§ PROVIDED MATERIAL:
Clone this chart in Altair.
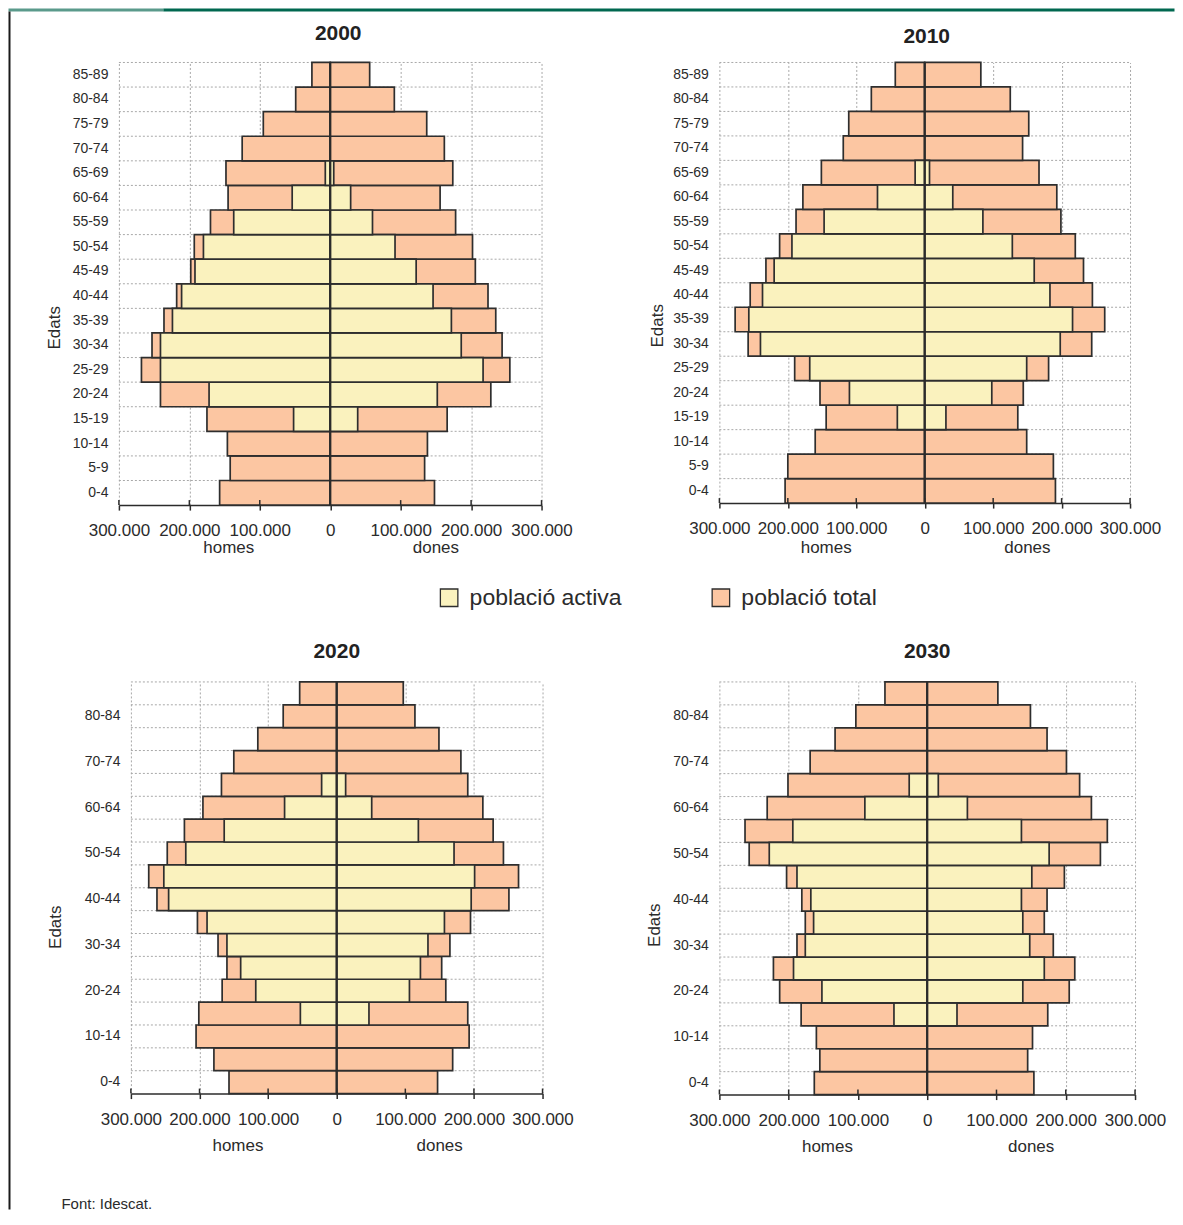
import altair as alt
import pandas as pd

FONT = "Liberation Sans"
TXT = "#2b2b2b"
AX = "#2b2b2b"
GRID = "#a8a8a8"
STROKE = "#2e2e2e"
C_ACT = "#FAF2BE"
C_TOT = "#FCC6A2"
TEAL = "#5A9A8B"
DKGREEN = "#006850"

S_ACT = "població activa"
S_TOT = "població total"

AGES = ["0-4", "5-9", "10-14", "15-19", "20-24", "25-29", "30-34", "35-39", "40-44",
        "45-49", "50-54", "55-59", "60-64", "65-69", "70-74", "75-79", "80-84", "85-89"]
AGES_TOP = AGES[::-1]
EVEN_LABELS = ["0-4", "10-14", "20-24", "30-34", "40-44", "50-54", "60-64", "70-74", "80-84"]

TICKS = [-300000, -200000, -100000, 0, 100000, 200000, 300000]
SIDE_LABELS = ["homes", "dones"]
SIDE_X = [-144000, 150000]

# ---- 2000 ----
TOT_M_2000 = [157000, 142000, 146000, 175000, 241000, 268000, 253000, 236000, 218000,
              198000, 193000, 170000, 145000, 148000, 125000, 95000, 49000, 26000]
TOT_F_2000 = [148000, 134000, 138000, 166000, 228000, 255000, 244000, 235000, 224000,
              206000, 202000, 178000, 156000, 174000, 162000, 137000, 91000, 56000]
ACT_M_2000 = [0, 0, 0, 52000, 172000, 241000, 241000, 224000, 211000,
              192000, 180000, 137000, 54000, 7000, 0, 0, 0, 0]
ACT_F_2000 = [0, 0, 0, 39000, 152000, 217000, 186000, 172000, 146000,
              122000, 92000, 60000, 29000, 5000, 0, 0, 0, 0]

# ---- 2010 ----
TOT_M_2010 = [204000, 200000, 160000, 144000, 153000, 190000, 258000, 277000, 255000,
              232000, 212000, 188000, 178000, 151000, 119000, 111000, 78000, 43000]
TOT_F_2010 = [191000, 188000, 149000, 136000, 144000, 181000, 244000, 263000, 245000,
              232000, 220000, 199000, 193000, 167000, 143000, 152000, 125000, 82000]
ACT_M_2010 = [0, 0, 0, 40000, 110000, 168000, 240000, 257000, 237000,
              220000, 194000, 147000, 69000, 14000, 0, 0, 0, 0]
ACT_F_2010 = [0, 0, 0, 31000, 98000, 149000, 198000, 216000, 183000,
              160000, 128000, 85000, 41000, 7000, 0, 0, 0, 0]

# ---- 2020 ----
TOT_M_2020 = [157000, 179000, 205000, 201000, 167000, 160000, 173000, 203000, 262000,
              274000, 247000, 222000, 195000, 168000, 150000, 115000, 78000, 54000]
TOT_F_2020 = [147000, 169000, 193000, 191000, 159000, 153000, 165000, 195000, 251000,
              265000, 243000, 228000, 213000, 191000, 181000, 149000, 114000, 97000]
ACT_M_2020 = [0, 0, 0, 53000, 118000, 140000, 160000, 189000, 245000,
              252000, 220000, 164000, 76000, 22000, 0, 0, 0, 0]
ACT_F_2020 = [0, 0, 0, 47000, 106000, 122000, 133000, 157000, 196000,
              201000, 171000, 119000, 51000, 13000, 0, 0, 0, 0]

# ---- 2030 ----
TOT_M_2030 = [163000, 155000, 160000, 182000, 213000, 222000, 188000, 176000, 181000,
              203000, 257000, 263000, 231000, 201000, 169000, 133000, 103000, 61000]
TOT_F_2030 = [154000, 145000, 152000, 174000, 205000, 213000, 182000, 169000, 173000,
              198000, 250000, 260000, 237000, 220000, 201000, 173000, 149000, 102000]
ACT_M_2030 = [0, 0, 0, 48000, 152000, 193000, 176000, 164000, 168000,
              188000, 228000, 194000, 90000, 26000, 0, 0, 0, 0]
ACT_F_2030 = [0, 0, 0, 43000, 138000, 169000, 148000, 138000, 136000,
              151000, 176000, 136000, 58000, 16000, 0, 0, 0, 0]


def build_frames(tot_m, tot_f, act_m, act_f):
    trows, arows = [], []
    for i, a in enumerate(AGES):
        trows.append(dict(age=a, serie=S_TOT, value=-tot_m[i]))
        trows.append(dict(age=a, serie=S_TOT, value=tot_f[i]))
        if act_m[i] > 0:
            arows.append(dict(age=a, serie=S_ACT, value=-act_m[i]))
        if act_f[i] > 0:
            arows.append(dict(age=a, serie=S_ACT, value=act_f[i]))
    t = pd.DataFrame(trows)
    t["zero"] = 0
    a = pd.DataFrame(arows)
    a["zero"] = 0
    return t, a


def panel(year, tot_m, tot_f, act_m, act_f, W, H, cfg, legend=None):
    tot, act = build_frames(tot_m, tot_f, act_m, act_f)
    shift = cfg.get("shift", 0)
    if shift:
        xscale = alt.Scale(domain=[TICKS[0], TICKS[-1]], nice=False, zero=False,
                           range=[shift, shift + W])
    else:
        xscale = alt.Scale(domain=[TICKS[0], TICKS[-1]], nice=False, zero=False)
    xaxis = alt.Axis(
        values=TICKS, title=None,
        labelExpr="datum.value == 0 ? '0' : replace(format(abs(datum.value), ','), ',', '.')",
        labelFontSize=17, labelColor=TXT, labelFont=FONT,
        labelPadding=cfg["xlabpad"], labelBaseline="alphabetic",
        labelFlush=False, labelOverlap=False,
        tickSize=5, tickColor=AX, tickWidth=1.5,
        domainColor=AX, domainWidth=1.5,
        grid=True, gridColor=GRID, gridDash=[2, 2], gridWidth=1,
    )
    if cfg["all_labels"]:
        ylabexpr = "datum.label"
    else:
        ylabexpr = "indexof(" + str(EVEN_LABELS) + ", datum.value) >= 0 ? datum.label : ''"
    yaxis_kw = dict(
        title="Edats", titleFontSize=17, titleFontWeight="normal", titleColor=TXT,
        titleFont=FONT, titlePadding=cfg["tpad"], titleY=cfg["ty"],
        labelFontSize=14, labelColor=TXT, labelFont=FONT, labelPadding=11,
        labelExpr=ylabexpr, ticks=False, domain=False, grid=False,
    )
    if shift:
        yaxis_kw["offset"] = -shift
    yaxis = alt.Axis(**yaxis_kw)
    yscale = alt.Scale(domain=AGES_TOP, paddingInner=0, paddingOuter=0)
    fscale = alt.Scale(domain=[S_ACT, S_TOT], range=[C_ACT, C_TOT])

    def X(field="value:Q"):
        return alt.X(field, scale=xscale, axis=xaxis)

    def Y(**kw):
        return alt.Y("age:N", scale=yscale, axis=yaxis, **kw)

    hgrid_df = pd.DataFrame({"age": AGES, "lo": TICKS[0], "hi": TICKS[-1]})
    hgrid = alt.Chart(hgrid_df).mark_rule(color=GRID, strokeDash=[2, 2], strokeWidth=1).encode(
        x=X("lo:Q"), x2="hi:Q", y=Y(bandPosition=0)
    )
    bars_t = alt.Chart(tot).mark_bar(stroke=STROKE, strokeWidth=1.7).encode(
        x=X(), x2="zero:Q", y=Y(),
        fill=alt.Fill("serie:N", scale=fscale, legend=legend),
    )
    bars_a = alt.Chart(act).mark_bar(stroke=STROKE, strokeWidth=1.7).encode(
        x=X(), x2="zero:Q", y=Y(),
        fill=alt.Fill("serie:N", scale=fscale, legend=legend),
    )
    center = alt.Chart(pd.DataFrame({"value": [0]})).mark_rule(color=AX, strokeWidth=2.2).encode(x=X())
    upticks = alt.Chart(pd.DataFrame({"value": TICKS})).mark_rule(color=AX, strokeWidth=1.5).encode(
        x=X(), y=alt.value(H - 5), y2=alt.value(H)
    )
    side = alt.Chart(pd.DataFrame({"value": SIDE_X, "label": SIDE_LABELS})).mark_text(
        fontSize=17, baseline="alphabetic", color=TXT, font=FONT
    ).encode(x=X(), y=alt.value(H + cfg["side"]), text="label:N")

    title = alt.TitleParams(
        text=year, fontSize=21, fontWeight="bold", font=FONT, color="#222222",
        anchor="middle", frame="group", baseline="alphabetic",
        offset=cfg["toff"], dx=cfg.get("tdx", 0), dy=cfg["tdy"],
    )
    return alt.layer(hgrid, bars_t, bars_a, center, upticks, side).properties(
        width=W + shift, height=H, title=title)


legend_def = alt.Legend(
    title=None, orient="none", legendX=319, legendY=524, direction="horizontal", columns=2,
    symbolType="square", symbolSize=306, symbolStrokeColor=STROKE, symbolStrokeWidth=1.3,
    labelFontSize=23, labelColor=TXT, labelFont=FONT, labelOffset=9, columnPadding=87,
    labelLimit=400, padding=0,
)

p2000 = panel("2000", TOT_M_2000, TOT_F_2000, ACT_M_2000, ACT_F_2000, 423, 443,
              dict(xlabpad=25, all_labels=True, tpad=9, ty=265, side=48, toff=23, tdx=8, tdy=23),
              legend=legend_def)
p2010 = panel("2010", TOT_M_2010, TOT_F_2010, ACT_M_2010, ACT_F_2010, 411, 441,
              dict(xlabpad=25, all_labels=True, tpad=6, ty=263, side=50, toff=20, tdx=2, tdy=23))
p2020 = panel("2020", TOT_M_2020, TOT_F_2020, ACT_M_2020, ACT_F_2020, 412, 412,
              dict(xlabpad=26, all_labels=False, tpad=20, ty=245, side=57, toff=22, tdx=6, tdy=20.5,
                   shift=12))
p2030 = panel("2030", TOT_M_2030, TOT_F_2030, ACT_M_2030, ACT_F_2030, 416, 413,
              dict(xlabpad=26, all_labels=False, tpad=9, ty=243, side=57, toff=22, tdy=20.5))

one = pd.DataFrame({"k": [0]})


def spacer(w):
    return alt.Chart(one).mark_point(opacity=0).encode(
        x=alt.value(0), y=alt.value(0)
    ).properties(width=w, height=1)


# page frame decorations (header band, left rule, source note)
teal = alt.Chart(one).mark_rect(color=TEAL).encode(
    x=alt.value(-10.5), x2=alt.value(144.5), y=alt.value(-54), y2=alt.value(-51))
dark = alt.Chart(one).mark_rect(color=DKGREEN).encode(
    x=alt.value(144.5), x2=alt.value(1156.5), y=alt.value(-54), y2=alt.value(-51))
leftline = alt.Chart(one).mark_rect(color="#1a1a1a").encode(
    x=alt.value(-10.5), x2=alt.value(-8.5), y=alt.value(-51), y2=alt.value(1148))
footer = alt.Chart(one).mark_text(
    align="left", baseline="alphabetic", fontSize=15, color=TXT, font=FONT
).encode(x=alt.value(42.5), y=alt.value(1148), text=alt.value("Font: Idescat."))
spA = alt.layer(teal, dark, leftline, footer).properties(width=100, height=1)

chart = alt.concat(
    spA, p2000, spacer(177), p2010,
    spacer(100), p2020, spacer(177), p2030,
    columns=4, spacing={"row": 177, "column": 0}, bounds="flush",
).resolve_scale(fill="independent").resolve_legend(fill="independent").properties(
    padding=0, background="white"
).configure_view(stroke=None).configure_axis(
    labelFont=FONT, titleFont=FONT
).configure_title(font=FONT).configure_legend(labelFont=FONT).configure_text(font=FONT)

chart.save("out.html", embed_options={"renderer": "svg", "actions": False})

§ SHORT EXERCISE:
Leave the pictures out and please restate exactly the lines running from the start of the material through the one with "160000, 128000, 85000, 41000, 7000, 0, 0, 0, 0]".

§ TASK RESULT:
Clone this chart in Altair.
import altair as alt
import pandas as pd

FONT = "Liberation Sans"
TXT = "#2b2b2b"
AX = "#2b2b2b"
GRID = "#a8a8a8"
STROKE = "#2e2e2e"
C_ACT = "#FAF2BE"
C_TOT = "#FCC6A2"
TEAL = "#5A9A8B"
DKGREEN = "#006850"

S_ACT = "població activa"
S_TOT = "població total"

AGES = ["0-4", "5-9", "10-14", "15-19", "20-24", "25-29", "30-34", "35-39", "40-44",
        "45-49", "50-54", "55-59", "60-64", "65-69", "70-74", "75-79", "80-84", "85-89"]
AGES_TOP = AGES[::-1]
EVEN_LABELS = ["0-4", "10-14", "20-24", "30-34", "40-44", "50-54", "60-64", "70-74", "80-84"]

TICKS = [-300000, -200000, -100000, 0, 100000, 200000, 300000]
SIDE_LABELS = ["homes", "dones"]
SIDE_X = [-144000, 150000]

# ---- 2000 ----
TOT_M_2000 = [157000, 142000, 146000, 175000, 241000, 268000, 253000, 236000, 218000,
              198000, 193000, 170000, 145000, 148000, 125000, 95000, 49000, 26000]
TOT_F_2000 = [148000, 134000, 138000, 166000, 228000, 255000, 244000, 235000, 224000,
              206000, 202000, 178000, 156000, 174000, 162000, 137000, 91000, 56000]
ACT_M_2000 = [0, 0, 0, 52000, 172000, 241000, 241000, 224000, 211000,
              192000, 180000, 137000, 54000, 7000, 0, 0, 0, 0]
ACT_F_2000 = [0, 0, 0, 39000, 152000, 217000, 186000, 172000, 146000,
              122000, 92000, 60000, 29000, 5000, 0, 0, 0, 0]

# ---- 2010 ----
TOT_M_2010 = [204000, 200000, 160000, 144000, 153000, 190000, 258000, 277000, 255000,
              232000, 212000, 188000, 178000, 151000, 119000, 111000, 78000, 43000]
TOT_F_2010 = [191000, 188000, 149000, 136000, 144000, 181000, 244000, 263000, 245000,
              232000, 220000, 199000, 193000, 167000, 143000, 152000, 125000, 82000]
ACT_M_2010 = [0, 0, 0, 40000, 110000, 168000, 240000, 257000, 237000,
              220000, 194000, 147000, 69000, 14000, 0, 0, 0, 0]
ACT_F_2010 = [0, 0, 0, 31000, 98000, 149000, 198000, 216000, 183000,
              160000, 128000, 85000, 41000, 7000, 0, 0, 0, 0]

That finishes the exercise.